Schwarzman developed a love for the world of corporate finance at the firm. There he learned about the stock market, the money management business and how to analyze financial statements. On one occasion at DLJ, Schwarzman was tasked to interview an executive of a publicly-traded company in order to determine if its stock would make a good investment. However, many of the questions he asked were not answered. Schwarzman later found out that the executive was not trying to be difficult but rather did not want to disclose certain details about the company due to insider trading laws.
Although he understood why the executive could not answer his questions, Schwarzman was uncomfortable with analyzing a potential investment without having all important and relevant important about it at hand. This frustrated him, so decided to further his studies at the Harvard Business School, with the hope of finding a way to resolve this issue.
The Start of Blackstone
With a Harvard MBA under his belt in 1972, Schwarzman took on a job at the former investment giant, Lehman Brothers. By the age of 31, he had become the Managing Director of Global Mergers and Acquisitions for Lehman. Following American Express Company’s (AXP) acquisition of Lehman Brothers in 1984, Schwarzman left the firm. He approached Pete Peterson, his former boss who had left Lehman earlier that year, with the idea of starting an investment company.
One year later, in 1985, Schwarzman and Peterson formed The Blackstone Group with $400,000 of their own money. Never a fan of being a stock market speculator, Schwarzman wanted to make private equity investing the heart of Blackstone's business model. He knew that privately-held businesses provided their investors and potential investors with a lot more transparency when compared with publicly-traded companies. This access to detailed information would allow Blackstone to scrutinize investment opportunities more closely.
Since Schwarzman and Peterson had very little experience in the private equity industry, investors were initially hesitant about giving them money to launch their first fund. The duo decided to operate as a mergers and acquisitions advisory boutique for the next few years in order to build credibility. One of the company’s most notable accomplishments occurred in 1988 when Blackstone advised CBS Corporation (CBS) on the sale of its subsidiary CBS Records to Sony Corporation (SNE).
Entering the Private Equity World
Schwarzman successfully raised $800 million in 1987 for Blackstone's first private equity fund, Blackstone Capital Partners I, L.P. Prudential Financial Inc. (PRU) and General Motors Company (GM) were two of the fund's largest investors. The money raised was used to purchase companies using a strategy called leveraged buyouts. (For more, see Understanding Leveraged Buyouts.)

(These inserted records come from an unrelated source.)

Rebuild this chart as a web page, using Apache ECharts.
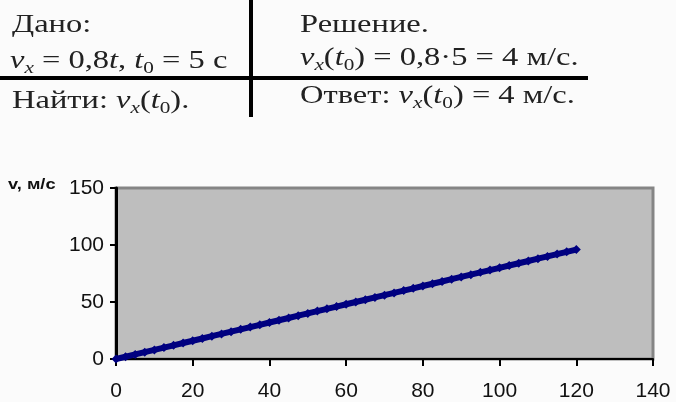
<!DOCTYPE html>
<html>
<head>
<meta charset="utf-8">
<script src="https://cdn.jsdelivr.net/npm/echarts@6/dist/echarts.min.js"></script>
<style>
html,body{margin:0;padding:0;background:#fbfbfb;}
#chart{width:676px;height:402px;}
</style>
</head>
<body>
<div id="chart"></div>
<script>
// Data: v = 0.8 t, t from 0 to 120
const tValues = [0,2.5,5,7.5,10,12.5,15,17.5,20,22.5,25,27.5,30,32.5,35,37.5,40,42.5,45,47.5,50,52.5,55,57.5,60,62.5,65,67.5,70,72.5,75,77.5,80,82.5,85,87.5,90,92.5,95,97.5,100,102.5,105,107.5,110,112.5,115,117.5,120];
const vValues = [0,2,4,6,8,10,12,14,16,18,20,22,24,26,28,30,32,34,36,38,40,42,44,46,48,50,52,54,56,58,60,62,64,66,68,70,72,74,76,78,80,82,84,86,88,90,92,94,96];
const xTicks = [0,20,40,60,80,100,120,140];
const yTicks = [0,50,100,150];
const yAxisTitle = 'v, м/с';

const serif = '"Liberation Serif","Times New Roman",serif';
const richStyles = {
  n: {fontFamily: serif, fontSize: 26, color: '#222', lineHeight: 32, verticalAlign: 'middle'},
  i: {fontFamily: serif, fontSize: 26, fontStyle: 'italic', color: '#222', lineHeight: 32, verticalAlign: 'middle'},
  s: {fontFamily: serif, fontSize: 17, color: '#222', lineHeight: 32, verticalAlign: 'bottom'},
  si: {fontFamily: serif, fontSize: 17, fontStyle: 'italic', color: '#222', lineHeight: 32, verticalAlign: 'bottom'}
};
function txt(x, y, text, sx) {
  return {
    type: 'text', x: x, y: y, scaleX: sx, scaleY: 1,
    style: {text: text, rich: richStyles, fill: '#222', font: '26px ' + serif, textAlign: 'left', textVerticalAlign: 'top'}
  };
}

const chart = echarts.init(document.getElementById('chart'), null, {renderer: 'canvas'});
const pairs = tValues.map((t, k) => [t, vValues[k]]);
const tickFont = '"Liberation Sans Narrow","Arial Narrow","Liberation Sans",Arial,sans-serif';

chart.setOption({
  backgroundColor: '#fbfbfb',
  animation: false,
  grid: {
    left: 116, top: 188, right: 23, bottom: 42,
    show: true, backgroundColor: '#bebebe', borderColor: '#858585', borderWidth: 3
  },
  xAxis: {
    type: 'value', min: xTicks[0], max: xTicks[xTicks.length - 1], interval: 20,
    splitLine: {show: false},
    axisLine: {show: true, onZero: false, lineStyle: {color: '#000', width: 2}},
    axisTick: {show: true, length: 7, lineStyle: {color: '#000', width: 2}},
    axisLabel: {margin: 22, color: '#111', fontSize: 21, fontFamily: tickFont}
  },
  yAxis: {
    type: 'value', min: yTicks[0], max: yTicks[yTicks.length - 1], interval: 50,
    splitLine: {show: false},
    axisLine: {show: true, onZero: false, lineStyle: {color: '#000', width: 3}},
    axisTick: {show: true, length: 6, lineStyle: {color: '#000', width: 2}},
    axisLabel: {margin: 12, color: '#111', fontSize: 21, fontFamily: tickFont}
  },
  series: [{
    type: 'line',
    data: pairs,
    lineStyle: {color: '#000080', width: 6},
    itemStyle: {color: '#000080'},
    symbol: 'diamond',
    symbolSize: 9,
    showSymbol: true
  }],
  graphic: [
    {type: 'line', shape: {x1: 251, y1: 0, x2: 251, y2: 117}, style: {stroke: '#000', lineWidth: 4}},
    {type: 'line', shape: {x1: 0, y1: 78, x2: 588, y2: 78}, style: {stroke: '#000', lineWidth: 4}},
    txt(12, 9, '{n|Дано:}', 1.25),
    txt(10, 45, '{i|v}{si|x}{n| = 0,8}{i|t}{n|, }{i|t}{s|0}{n| = 5 с}', 1.25),
    txt(12, 85, '{n|Найти: }{i|v}{si|x}{n|(}{i|t}{s|0}{n|).}', 1.25),
    txt(300, 9, '{n|Решение.}', 1.25),
    txt(300, 42, '{i|v}{si|x}{n|(}{i|t}{s|0}{n|) = 0,8·5 = 4 м/с.}', 1.25),
    txt(300, 80, '{n|Ответ: }{i|v}{si|x}{n|(}{i|t}{s|0}{n|) = 4 м/с.}', 1.25),
    {type: 'text', x: 8, y: 178, scaleX: 1.3, style: {text: yAxisTitle, fill: '#111', font: 'bold 14px "Liberation Sans",Arial,sans-serif', textVerticalAlign: 'top'}}
  ]
});
</script>
</body>
</html>
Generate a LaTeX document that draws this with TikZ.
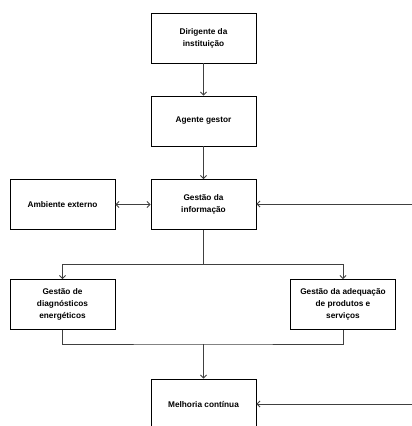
\documentclass[tikz,border=0pt]{standalone}
\usepackage{fontspec}
\setmainfont{Liberation Sans}
\usetikzlibrary{arrows.meta,calc}
\begin{document}
\begin{tikzpicture}[x=1bp,y=-1bp,
  box/.style={draw=black,line width=0.9bp,rectangle,minimum width=105bp,minimum height=50bp,inner sep=1bp,align=center,font=\fontsize{8.3}{12.3}\selectfont\bfseries},
  conn/.style={draw=black!75,line width=0.9bp},
  arr/.style={conn,-{Straight Barb[length=3bp,width=6bp]}},
  darr/.style={conn,{Straight Barb[length=3bp,width=6bp]}-{Straight Barb[length=3bp,width=6bp]}}]
\clip (0,0) rectangle (412,426);
\useasboundingbox (0,0) rectangle (412,426);
\node[box] (dir) at (203.5,38) {Dirigente da\\instituição};
\node[box] (age) at (203.5,121) {Agente gestor};
\node[box] (amb) at (62.5,204.5) {Ambiente externo};
\node[box] (gi) at (203.5,204.5) {Gestão da\\informação};
\node[box] (gd) at (62.5,304.5) {Gestão de\\diagnósticos\\energéticos};
\node[box] (ga) at (343,304.5) {Gestão da adequação\\de produtos e\\serviços};
\node[box,minimum height=52bp] (mel) at (203.5,405) {Melhoria contínua};
\coordinate (r1) at (412,204);
\coordinate (r2) at (412,404);
\coordinate (j1) at (203.5,264);
\coordinate (j2) at (203.5,344);
\draw[arr] (dir) -- (age);
\draw[arr] (age) -- (gi);
\draw[darr] (amb) -- (gi);
\draw[arr] (r1) -- (gi.east |- r1);
\draw[conn] (gi) -- (j1);
\draw[arr] (j1) -| (gd.north);
\draw[arr] (j1) -| (ga.north);
\draw[conn] (gd.south) |- (j2) -| (ga.south);
\draw[arr] (j2) -- (mel.north);
\draw[arr] (r2) -- (mel.east |- r2);
\end{tikzpicture}
\end{document}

Private equity funds are typically formed as limited partnerships. Outside investors, who play a non-active role, contribute to most of the partnership's capital. They are also known as limited partners. The general partner, who in this case is Blackstone, contributes a rather small amount of money to the partnership and is responsible for allocating the pooled money into a number of different investment opportunities. As a result, the general partner receives a management fee, which is normally a percentage of the total assets in the partnership as well as a percentage of the profits realized. (For more, see Limited Liability Partnership (LLP): The Basics.)

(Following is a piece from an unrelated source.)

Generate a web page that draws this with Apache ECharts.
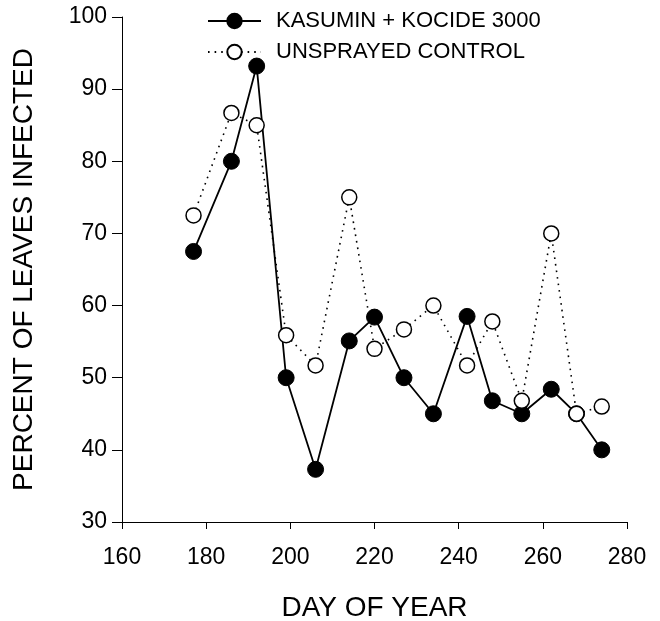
<!DOCTYPE html>
<html>
<head>
<meta charset="utf-8">
<script src="https://cdn.jsdelivr.net/npm/echarts@6/dist/echarts.min.js"></script>
<style>
  html, body { margin: 0; padding: 0; background: #fff; }
  #chart { width: 660px; height: 621px; }
</style>
</head>
<body>
<div id="chart"></div>
<script>
// day of year for each sampling date
const days = [177, 186, 192, 199, 206, 214, 220, 227, 234, 242, 248, 255, 262, 268, 274]
// percent of leaves infected
const kasumin = [67.5, 80, 93.2, 50, 37.3, 55.1, 58.4, 50, 45, 58.5, 46.8, 45, 48.4, 45, 40]
const control = [72.5, 86.7, 85, 55.9, 51.7, 75, 54, 56.7, 60, 51.7, 57.8, 46.8, 70, 45, 46]

const seriesNames = ['KASUMIN + KOCIDE 3000', 'UNSPRAYED CONTROL']

const font = '"Liberation Sans", Arial, sans-serif'

const chart = echarts.init(document.getElementById('chart'))

const pairs = (ys) => days.map((d, i) => [d, ys[i]])

chart.setOption({
  backgroundColor: '#fff',
  animation: false,
  textStyle: { fontFamily: font, color: '#000' },
  grid: { left: 122, right: 33, top: 17, bottom: 99, outerBoundsMode: 'none' },
  legend: {
    orient: 'vertical',
    left: 202,
    top: 5,
    itemWidth: 53,
    itemHeight: 18,
    itemGap: 9,
    data: seriesNames,
    textStyle: { fontFamily: font, fontSize: 22, color: '#000', padding: [0, 0, 0, 10] },
  },
  xAxis: {
    type: 'value',
    min: 160,
    max: 280,
    interval: 20,
    name: 'DAY OF YEAR',
    nameLocation: 'middle',
    nameGap: 72,
    nameTextStyle: { fontFamily: font, fontSize: 28, color: '#000' },
    axisLine: { onZero: false, lineStyle: { color: '#000', width: 1 } },
    axisTick: { length: 7, lineStyle: { color: '#000' } },
    axisLabel: { fontFamily: font, fontSize: 23, color: '#000', margin: 24 },
    splitLine: { show: false },
  },
  yAxis: {
    type: 'value',
    min: 30,
    max: 100,
    interval: 10,
    name: 'PERCENT OF LEAVES INFECTED',
    nameLocation: 'middle',
    nameGap: 84,
    nameTextStyle: { fontFamily: font, fontSize: 28, color: '#000' },
    axisLine: { show: true, onZero: false, lineStyle: { color: '#000', width: 1 } },
    axisTick: { show: true, length: 10, lineStyle: { color: '#000' } },
    axisLabel: { fontFamily: font, fontSize: 23, color: '#000', margin: 15 },
    splitLine: { show: false },
  },
  series: [
    {
      name: seriesNames[0],
      type: 'line',
      data: pairs(kasumin),
      symbol: 'circle',
      symbolSize: 16,
      lineStyle: { color: '#000', width: 1.8 },
      itemStyle: { color: '#000', borderColor: '#000', borderWidth: 1 },
      z: 2,
    },
    {
      name: seriesNames[1],
      type: 'line',
      data: pairs(control),
      symbol: 'circle',
      symbolSize: 15,
      lineStyle: { color: '#000', width: 1.6, type: [1.6, 5] },
      itemStyle: { color: '#fff', borderColor: '#000', borderWidth: 1.5 },
      z: 3,
    },
  ],
})
</script>
</body>
</html>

For instance, say that Blackstone uses the industry standard fund management compensation structure of 2% of assets under management and 20% of profits. If Blackstone manages a limited partnership with a total asset base of $500 million that realizes a $150 million return in a given year, it would receive $40 million in fees — 2% of $500 million plus 20% of $150 million. Blackstone would also make additional money on the actual capital it invested in the partnership. (For more, see Private Equity Management: Fees & Regulation.)
Since inception, Blackstone has raised more than $49 billion dollars for its seven private equity funds alone. Michael Stores Inc. (MIK), Equity Office Properties Trust and Hilton Worldwide (HLT) are some of the firm's popular acquisitions. According to Schwarzman's presentation at Yale, his private equity funds realized an annual average return of 23% from 1988 to 2008,. (For more, see Private Equity's Returns Are Tempered By Its Risks.)
Expanded Business Segments and IPO
Since launching his firm's first private equity fund in 1988, Schwarzman has significantly expanded Blackstone's business segments. The company continues to provide mergers and acquisitions advice as well as private equity fund management. In addition, Blackstone manages a number of funds of hedge funds and real estate investment partnerships. In 2012, Schwarzman's real estate team acquired just under 50,000 single-family houses across the United States with the hope of turning them into rental property.
Schwarzman took Blackstone public in 2007. The initial public offering raised more than $4 billion. In 2014, it was reported that Schwarzman received $690 million in Blackstone dividends alone. According to Forbes, his net worth stands at $11.5 billion.
The Bottom Line
Stephen Schwarzman became a billionaire by managing money for other people. Dissatisfied by the level of transparency offered by the stock market, Schwarzman co-founded The Blackstone Group, a private equity firm, in the mid 1980s. Today, Blackstone is the world's largest alternative asset manager. The company collects fees for managing hundreds of billions of dollars for a number of institutional investors.